A polygenic risk score (PRS), developed from 95 colorectal cancer (CRC)-associated genetic risk variants, is more strongly associated with early- than late-onset cancer, especially in the absence of family history, according to a study published online Dec. 19 in Gastroenterology.
Alexi N. Archambault, M.P.H., from the New York University School of Medicine in New York City, and colleagues examined whether a PRS correlated with the risk for early-onset CRC in 12,197 participants aged younger than 50 years versus 95,865 participants aged 50 years or older. The findings were replicated in 72,573 participants in an independent cohort.
The researchers found that for early-onset cancer, the overall associations with CRC per standard deviation of PRS were significant and were stronger than late-onset cancer. Comparing the higher versus the lowest PRS quartile, risk increased 3.7-fold and 2.9-fold for early- and late-onset CRC, respectively. Participants without a first-degree family history of CRC had the strongest association. Comparing the highest with the lowest quartiles in this group, risk increased 4.3-fold versus 2.9-fold for early- versus late-onset CRC.
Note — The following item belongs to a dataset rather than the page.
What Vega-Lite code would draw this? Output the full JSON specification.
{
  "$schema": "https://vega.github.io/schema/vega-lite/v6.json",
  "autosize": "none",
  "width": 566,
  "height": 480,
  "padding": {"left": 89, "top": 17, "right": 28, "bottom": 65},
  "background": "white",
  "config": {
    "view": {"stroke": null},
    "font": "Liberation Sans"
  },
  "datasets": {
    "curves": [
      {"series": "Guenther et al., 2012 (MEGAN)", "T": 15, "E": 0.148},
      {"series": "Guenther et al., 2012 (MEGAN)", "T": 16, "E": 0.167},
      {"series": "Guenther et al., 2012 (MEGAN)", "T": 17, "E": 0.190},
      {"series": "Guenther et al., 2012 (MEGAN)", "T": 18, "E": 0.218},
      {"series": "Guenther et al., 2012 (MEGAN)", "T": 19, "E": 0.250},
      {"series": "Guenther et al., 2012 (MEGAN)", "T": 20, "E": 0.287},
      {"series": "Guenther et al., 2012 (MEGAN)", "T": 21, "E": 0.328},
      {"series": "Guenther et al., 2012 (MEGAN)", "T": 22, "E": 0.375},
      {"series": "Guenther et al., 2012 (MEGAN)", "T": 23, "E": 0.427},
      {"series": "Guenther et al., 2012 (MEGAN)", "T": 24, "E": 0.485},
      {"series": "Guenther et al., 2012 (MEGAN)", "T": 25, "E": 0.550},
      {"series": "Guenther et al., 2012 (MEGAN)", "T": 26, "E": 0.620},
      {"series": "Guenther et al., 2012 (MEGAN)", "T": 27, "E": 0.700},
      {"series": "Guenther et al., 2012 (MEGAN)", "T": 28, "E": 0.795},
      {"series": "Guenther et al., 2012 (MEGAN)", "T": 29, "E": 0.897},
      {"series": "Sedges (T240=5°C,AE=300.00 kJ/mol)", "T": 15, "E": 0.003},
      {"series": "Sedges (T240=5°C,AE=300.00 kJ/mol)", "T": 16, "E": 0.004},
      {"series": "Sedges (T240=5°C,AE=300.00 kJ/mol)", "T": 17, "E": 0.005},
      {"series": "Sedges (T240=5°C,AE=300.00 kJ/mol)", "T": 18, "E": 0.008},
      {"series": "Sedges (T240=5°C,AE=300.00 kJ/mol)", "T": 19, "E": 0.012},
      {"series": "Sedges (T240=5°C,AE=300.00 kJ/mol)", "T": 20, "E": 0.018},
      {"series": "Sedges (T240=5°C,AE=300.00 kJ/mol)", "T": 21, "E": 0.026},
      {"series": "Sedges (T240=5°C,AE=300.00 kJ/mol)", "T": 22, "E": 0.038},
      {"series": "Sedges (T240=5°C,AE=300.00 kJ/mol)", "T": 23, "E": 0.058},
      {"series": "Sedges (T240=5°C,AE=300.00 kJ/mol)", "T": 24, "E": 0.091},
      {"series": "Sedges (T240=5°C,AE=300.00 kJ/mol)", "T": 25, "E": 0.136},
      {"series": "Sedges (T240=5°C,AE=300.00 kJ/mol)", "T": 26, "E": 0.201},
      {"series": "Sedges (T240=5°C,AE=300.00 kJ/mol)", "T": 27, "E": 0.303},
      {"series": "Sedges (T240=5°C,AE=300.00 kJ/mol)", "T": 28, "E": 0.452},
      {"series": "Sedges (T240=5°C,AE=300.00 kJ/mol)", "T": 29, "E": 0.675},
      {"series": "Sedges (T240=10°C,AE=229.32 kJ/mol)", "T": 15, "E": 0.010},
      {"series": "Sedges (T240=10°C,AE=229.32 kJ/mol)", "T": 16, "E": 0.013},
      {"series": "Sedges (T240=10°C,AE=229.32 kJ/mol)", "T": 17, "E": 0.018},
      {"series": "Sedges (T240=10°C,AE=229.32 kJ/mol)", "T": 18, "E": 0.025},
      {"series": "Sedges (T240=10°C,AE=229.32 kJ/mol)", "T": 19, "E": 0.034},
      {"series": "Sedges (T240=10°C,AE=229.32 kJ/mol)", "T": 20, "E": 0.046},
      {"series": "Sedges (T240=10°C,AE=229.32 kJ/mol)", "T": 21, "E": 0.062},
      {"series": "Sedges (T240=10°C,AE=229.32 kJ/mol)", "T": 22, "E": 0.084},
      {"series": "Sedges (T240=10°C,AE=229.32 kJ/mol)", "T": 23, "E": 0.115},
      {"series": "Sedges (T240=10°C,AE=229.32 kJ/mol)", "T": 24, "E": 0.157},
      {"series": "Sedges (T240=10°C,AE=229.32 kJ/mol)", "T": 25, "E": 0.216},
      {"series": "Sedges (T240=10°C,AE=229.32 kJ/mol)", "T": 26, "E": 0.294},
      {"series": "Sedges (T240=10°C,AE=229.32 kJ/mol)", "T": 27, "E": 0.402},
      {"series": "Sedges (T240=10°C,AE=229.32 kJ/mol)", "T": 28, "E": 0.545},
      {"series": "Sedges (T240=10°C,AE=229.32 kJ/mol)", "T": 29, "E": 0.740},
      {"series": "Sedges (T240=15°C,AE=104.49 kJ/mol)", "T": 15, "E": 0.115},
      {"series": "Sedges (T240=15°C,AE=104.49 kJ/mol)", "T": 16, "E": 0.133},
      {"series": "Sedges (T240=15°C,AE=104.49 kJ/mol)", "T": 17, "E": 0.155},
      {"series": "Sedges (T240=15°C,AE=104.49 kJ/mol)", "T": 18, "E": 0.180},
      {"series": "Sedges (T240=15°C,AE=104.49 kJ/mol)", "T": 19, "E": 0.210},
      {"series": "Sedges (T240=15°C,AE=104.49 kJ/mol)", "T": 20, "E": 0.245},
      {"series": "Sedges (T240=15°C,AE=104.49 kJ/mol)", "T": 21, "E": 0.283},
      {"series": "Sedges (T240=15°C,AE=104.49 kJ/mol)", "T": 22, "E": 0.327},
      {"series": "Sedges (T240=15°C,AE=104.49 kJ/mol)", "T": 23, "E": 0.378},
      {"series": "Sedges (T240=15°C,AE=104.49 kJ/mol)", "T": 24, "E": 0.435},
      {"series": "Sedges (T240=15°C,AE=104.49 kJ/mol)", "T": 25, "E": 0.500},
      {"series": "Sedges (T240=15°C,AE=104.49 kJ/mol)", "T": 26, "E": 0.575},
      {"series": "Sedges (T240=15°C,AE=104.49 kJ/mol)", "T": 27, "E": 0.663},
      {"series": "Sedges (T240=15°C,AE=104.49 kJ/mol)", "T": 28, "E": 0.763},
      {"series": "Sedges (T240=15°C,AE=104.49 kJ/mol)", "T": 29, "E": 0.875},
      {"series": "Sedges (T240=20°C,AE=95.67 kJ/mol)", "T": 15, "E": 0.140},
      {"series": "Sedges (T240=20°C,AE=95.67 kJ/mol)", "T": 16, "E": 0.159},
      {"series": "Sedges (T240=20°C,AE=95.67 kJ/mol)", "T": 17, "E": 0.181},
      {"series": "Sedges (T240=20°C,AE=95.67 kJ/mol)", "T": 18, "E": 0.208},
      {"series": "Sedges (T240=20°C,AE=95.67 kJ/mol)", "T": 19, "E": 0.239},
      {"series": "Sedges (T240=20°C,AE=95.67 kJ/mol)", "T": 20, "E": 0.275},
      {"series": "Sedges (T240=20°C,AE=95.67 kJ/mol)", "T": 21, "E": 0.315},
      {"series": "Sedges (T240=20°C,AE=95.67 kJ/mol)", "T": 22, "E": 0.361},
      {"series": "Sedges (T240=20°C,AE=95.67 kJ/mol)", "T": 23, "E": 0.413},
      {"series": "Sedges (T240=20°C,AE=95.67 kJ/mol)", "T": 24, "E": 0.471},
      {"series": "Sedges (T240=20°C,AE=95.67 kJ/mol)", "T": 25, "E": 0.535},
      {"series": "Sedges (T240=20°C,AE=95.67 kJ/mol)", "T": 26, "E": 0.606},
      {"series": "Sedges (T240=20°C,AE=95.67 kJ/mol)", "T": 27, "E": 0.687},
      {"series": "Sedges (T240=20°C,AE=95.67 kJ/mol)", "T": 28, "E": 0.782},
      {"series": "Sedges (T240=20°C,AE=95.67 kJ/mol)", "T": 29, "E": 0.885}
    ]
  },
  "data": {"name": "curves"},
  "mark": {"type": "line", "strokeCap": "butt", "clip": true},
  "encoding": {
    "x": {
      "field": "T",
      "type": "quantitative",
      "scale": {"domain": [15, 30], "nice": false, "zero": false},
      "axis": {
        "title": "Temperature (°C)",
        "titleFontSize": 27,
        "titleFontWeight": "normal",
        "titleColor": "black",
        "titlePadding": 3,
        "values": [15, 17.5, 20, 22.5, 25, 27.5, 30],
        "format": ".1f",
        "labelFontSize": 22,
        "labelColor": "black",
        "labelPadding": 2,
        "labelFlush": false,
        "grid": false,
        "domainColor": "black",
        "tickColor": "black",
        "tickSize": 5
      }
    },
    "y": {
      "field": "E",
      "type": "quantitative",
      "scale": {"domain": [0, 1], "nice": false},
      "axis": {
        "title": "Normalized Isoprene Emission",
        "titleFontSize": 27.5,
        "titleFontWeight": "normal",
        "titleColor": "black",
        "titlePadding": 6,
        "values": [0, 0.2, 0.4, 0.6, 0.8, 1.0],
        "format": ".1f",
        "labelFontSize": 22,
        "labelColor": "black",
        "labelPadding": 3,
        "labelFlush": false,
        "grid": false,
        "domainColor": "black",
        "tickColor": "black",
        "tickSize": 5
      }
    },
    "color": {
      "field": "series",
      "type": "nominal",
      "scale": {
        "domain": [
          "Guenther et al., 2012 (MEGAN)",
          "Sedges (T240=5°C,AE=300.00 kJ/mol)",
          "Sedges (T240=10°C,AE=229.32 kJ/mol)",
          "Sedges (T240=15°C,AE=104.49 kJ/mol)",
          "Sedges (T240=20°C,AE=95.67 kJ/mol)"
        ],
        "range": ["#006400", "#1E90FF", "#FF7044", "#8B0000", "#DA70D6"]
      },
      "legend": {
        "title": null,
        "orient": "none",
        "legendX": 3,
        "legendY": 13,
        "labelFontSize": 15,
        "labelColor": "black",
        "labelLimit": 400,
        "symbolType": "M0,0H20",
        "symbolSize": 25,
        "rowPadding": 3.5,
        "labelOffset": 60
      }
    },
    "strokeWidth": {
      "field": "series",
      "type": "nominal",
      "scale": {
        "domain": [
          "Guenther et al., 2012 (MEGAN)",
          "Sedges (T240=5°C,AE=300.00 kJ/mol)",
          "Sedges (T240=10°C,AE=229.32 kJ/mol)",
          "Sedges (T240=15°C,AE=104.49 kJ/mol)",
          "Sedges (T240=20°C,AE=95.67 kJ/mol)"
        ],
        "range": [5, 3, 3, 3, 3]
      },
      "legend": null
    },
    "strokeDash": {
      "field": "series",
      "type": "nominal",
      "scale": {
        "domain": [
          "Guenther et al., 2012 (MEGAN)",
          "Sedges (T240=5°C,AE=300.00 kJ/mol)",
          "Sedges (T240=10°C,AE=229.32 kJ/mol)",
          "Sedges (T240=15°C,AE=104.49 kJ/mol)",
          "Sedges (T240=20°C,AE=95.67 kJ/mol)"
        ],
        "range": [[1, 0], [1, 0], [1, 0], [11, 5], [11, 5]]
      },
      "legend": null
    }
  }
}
"The PRS may contribute, along with lifestyle and environmental risk profiling, toward prioritizing individuals at increased susceptibility to early-onset CRC for personalized screening regimens or other intervention strategies," the authors write. "By selecting high-risk individuals <50 years of age, we can reduce the burden on early detection programs and potentially provide more individualized prevention approaches."